Data shown>
::::::::::
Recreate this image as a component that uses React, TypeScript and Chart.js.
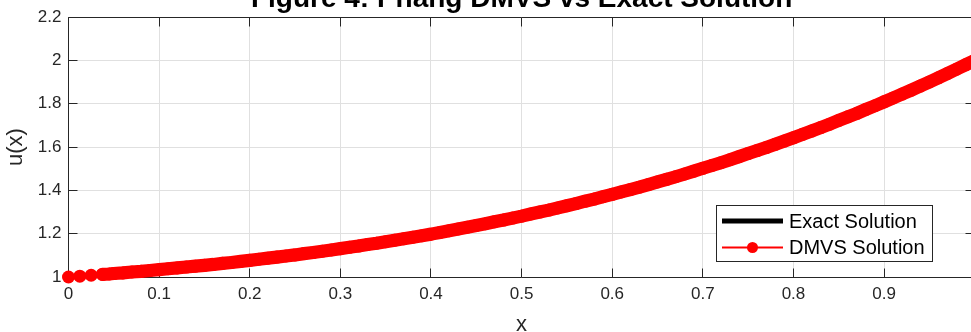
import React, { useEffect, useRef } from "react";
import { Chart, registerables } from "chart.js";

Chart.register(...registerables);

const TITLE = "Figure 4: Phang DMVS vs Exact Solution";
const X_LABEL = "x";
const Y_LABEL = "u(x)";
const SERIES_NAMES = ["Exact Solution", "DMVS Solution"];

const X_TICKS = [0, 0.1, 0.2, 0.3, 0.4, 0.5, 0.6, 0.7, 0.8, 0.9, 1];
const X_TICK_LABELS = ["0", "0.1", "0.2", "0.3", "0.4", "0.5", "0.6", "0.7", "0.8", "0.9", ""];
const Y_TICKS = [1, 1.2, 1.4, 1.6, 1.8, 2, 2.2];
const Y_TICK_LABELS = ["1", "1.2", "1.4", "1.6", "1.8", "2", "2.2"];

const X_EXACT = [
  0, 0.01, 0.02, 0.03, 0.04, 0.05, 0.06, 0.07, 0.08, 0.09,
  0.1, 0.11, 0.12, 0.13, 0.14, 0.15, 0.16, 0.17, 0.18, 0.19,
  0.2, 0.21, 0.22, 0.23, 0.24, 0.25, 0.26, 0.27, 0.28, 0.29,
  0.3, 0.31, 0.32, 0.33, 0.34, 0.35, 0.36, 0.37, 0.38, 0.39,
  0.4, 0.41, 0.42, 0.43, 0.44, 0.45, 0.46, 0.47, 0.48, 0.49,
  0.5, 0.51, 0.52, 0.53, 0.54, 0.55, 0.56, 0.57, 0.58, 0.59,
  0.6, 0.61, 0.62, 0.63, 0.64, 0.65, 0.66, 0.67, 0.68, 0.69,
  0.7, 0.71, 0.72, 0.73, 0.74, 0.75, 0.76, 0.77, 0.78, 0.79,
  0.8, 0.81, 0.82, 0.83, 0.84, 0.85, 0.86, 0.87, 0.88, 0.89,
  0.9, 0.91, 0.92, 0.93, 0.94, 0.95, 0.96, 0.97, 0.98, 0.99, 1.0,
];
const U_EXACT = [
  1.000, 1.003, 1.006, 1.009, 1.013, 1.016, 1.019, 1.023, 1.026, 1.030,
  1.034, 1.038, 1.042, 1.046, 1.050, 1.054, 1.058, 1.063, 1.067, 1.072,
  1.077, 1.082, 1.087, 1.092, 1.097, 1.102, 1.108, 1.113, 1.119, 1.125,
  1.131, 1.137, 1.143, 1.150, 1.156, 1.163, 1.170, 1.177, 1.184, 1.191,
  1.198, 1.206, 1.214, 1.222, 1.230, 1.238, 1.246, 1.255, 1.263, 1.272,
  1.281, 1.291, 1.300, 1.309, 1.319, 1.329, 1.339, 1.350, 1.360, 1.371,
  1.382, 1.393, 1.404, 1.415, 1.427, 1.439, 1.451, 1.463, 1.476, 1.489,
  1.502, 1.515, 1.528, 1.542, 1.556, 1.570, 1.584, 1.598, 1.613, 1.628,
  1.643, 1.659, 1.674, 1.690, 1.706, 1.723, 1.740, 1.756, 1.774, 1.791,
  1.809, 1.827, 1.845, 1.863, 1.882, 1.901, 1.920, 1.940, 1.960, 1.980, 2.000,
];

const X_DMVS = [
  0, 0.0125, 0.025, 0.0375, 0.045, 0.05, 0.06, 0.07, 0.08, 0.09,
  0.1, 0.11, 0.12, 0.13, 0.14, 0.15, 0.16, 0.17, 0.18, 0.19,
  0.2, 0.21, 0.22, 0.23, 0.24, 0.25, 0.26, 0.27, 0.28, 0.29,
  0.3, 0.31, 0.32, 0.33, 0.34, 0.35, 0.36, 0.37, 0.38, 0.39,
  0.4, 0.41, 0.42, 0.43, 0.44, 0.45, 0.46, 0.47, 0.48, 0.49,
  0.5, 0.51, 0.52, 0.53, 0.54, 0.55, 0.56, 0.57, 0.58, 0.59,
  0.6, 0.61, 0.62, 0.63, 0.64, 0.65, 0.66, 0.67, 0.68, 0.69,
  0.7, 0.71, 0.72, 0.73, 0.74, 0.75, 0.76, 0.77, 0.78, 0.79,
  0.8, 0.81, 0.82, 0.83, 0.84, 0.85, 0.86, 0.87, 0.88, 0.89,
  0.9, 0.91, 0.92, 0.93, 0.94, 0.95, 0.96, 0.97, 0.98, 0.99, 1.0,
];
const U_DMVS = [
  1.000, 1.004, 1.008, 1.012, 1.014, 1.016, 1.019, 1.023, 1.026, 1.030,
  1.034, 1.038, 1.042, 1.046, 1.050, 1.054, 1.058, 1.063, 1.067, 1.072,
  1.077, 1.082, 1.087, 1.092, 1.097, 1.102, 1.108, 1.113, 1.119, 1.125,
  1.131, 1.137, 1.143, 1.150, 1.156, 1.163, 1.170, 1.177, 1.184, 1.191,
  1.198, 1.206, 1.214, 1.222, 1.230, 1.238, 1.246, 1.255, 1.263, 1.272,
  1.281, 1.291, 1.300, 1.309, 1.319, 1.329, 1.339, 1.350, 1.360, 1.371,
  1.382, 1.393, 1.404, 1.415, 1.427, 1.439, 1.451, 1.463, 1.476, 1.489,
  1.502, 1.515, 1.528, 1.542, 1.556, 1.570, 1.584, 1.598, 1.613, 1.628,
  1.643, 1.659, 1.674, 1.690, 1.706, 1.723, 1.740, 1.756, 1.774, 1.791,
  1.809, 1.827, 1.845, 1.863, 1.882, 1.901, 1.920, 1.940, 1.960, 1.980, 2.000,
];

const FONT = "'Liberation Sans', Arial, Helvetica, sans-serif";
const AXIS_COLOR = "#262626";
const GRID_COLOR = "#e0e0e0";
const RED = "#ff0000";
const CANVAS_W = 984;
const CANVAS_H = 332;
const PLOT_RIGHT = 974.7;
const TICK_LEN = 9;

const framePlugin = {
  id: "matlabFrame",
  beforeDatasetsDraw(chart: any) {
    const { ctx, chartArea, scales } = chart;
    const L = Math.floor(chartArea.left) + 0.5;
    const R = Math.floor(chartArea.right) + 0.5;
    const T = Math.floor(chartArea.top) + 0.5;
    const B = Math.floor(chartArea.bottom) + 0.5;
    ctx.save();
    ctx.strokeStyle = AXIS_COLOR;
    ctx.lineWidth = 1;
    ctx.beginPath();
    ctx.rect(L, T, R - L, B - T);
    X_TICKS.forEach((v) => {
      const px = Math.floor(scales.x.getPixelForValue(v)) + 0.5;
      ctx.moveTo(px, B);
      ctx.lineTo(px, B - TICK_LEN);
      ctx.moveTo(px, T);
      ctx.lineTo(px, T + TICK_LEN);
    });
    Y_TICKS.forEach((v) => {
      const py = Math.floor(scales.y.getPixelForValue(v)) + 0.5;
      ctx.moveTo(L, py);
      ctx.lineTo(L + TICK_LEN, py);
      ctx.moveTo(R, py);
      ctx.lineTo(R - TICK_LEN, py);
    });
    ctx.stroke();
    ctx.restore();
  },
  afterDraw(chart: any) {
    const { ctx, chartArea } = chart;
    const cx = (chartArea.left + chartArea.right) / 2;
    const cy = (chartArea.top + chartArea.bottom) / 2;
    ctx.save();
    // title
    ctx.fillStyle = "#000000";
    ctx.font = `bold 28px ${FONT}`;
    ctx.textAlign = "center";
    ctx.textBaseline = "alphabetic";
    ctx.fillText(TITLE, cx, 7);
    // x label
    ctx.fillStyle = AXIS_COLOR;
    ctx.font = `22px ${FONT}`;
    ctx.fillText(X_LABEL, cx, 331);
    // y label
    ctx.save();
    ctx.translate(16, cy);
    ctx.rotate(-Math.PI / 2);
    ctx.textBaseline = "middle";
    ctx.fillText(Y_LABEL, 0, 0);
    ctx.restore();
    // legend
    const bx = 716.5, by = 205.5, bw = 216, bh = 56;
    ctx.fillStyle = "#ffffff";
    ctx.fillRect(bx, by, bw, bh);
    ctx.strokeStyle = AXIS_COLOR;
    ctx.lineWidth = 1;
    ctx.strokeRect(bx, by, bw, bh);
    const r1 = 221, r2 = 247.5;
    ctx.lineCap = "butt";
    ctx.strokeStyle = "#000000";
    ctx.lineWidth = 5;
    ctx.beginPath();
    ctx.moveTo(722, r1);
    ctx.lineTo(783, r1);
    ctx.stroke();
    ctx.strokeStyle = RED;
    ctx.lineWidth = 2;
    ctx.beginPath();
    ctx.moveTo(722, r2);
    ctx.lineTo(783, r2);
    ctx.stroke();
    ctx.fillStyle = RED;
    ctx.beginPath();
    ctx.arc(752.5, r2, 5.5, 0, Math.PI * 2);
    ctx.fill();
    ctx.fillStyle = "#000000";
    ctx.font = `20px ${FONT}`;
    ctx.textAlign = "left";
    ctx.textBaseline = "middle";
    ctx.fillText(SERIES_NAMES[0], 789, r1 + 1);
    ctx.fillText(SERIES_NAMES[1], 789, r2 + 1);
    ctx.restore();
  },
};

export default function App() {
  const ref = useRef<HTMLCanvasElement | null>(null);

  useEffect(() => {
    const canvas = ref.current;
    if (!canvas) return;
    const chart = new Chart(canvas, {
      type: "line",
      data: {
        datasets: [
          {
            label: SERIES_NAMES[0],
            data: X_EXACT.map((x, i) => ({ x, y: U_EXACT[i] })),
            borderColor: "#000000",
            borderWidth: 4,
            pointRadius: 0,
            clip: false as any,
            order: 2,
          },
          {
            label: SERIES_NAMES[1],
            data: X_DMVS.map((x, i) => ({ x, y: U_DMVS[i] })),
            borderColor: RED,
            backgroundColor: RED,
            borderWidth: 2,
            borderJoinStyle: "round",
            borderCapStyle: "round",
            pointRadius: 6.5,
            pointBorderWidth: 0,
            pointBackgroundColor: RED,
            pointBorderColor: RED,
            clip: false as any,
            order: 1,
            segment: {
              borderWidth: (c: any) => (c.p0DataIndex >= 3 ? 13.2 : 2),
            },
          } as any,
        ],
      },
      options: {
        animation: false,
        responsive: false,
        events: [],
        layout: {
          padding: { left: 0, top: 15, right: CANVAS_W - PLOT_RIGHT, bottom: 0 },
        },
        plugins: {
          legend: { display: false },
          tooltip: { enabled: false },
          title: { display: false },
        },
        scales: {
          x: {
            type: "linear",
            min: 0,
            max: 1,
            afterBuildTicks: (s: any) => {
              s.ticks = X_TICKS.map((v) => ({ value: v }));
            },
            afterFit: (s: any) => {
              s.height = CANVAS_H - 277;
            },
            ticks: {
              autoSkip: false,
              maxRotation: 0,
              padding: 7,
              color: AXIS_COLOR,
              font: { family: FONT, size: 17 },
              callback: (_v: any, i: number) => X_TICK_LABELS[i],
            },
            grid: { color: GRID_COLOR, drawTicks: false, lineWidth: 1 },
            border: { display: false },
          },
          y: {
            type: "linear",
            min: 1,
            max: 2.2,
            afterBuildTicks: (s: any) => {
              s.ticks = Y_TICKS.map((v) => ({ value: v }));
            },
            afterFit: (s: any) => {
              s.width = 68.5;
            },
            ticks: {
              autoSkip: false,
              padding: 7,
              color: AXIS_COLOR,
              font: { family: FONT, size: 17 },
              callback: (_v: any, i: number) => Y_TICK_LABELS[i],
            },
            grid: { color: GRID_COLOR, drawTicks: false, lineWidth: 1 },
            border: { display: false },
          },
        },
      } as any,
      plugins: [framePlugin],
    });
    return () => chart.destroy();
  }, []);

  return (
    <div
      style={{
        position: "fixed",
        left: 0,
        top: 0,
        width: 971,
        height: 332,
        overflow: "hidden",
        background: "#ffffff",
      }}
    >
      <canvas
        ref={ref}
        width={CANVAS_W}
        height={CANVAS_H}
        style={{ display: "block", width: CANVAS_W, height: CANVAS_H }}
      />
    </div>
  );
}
::::::::::
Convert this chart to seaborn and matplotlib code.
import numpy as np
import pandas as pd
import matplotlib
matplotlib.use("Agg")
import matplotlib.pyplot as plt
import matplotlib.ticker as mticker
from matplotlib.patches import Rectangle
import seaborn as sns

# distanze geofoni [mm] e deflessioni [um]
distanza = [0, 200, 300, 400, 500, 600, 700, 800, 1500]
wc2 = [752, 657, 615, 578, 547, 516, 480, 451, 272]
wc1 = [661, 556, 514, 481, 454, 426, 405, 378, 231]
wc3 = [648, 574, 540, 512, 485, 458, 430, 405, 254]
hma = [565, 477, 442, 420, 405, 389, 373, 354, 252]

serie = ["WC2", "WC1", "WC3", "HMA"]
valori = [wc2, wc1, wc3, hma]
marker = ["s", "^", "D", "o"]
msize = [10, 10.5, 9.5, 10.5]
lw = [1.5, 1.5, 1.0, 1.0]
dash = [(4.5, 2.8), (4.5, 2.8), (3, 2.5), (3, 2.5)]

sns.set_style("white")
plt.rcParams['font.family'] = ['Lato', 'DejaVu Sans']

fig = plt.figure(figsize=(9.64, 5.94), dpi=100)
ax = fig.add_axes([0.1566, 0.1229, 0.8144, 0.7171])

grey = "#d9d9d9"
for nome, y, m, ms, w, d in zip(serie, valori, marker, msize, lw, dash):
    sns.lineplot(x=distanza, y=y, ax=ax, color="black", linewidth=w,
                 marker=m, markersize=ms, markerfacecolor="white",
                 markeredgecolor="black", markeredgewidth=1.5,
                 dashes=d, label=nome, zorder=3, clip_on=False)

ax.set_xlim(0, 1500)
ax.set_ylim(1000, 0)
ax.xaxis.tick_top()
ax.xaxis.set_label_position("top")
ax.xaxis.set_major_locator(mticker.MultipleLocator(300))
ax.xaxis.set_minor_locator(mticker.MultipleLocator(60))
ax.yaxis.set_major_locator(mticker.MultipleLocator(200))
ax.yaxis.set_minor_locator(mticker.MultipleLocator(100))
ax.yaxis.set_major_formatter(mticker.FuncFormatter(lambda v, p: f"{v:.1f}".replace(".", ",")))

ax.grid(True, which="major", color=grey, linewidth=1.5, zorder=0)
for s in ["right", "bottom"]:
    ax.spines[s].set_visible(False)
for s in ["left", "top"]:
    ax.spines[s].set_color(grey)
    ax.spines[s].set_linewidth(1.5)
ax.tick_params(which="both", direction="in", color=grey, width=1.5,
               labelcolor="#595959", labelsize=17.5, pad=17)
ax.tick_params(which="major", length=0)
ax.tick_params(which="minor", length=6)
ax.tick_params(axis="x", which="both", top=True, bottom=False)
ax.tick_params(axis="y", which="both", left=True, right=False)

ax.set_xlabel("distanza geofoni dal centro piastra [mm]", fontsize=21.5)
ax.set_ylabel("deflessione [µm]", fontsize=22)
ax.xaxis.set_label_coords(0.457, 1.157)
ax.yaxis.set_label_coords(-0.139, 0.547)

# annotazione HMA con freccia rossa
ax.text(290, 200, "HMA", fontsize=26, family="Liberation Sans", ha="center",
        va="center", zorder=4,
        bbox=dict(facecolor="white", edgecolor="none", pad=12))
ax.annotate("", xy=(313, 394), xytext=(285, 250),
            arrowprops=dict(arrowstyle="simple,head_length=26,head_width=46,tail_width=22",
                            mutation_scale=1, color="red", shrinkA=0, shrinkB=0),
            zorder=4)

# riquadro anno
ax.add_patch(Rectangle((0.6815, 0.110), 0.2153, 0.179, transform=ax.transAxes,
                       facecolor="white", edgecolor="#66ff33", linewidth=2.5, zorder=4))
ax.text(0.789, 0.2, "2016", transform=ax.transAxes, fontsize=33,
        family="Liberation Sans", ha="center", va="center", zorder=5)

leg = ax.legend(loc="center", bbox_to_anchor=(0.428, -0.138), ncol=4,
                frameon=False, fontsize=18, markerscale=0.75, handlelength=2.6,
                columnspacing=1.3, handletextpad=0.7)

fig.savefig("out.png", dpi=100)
::::::::::
The request>
Copy out every line holding the string "matplotlib".

Exercise output>
Convert this chart to seaborn and matplotlib code.
import matplotlib
matplotlib.use("Agg")
import matplotlib.pyplot as plt
import matplotlib.ticker as mticker
from matplotlib.patches import Rectangle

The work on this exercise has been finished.